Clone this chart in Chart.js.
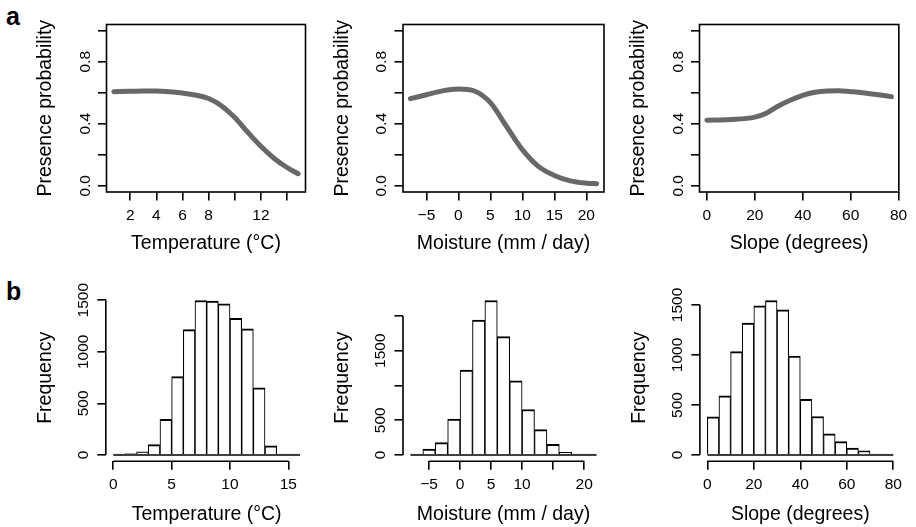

+===+

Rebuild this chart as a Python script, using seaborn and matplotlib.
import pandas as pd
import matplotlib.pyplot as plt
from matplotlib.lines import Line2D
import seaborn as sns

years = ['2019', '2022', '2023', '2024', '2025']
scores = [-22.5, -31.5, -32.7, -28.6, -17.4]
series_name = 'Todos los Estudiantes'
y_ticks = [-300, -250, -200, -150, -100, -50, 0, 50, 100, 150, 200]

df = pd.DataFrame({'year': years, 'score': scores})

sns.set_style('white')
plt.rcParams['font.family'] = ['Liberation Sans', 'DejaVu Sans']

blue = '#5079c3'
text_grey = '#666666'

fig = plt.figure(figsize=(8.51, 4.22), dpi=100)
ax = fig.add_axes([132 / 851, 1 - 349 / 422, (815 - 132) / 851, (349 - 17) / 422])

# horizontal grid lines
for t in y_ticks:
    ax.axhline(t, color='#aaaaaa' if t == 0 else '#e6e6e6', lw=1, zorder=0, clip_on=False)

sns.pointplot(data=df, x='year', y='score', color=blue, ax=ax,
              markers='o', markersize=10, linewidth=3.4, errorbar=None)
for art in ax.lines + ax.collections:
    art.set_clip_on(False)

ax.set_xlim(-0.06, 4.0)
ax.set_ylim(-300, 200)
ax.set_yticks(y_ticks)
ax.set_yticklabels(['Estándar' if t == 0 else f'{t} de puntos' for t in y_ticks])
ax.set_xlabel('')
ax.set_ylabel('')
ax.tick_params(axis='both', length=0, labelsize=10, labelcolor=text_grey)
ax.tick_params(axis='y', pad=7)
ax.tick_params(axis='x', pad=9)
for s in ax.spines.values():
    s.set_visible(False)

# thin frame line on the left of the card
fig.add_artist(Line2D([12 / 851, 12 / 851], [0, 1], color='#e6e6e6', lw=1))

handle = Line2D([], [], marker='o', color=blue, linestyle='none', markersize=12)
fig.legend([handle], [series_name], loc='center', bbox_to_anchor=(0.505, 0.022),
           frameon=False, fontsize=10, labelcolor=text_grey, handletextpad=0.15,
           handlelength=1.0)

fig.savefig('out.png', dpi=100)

+===+

#### THE TASK:
Copy verbatim the line that contains "Rebuild this chart", the line that contains "art.set_clip_on(False)", and all lines between them.

#### CORRECT ANSWER:
Rebuild this chart as a Python script, using seaborn and matplotlib.
import pandas as pd
import matplotlib.pyplot as plt
from matplotlib.lines import Line2D
import seaborn as sns

years = ['2019', '2022', '2023', '2024', '2025']
scores = [-22.5, -31.5, -32.7, -28.6, -17.4]
series_name = 'Todos los Estudiantes'
y_ticks = [-300, -250, -200, -150, -100, -50, 0, 50, 100, 150, 200]

df = pd.DataFrame({'year': years, 'score': scores})

sns.set_style('white')
plt.rcParams['font.family'] = ['Liberation Sans', 'DejaVu Sans']

blue = '#5079c3'
text_grey = '#666666'

fig = plt.figure(figsize=(8.51, 4.22), dpi=100)
ax = fig.add_axes([132 / 851, 1 - 349 / 422, (815 - 132) / 851, (349 - 17) / 422])

# horizontal grid lines
for t in y_ticks:
    ax.axhline(t, color='#aaaaaa' if t == 0 else '#e6e6e6', lw=1, zorder=0, clip_on=False)

sns.pointplot(data=df, x='year', y='score', color=blue, ax=ax,
              markers='o', markersize=10, linewidth=3.4, errorbar=None)
for art in ax.lines + ax.collections:
    art.set_clip_on(False)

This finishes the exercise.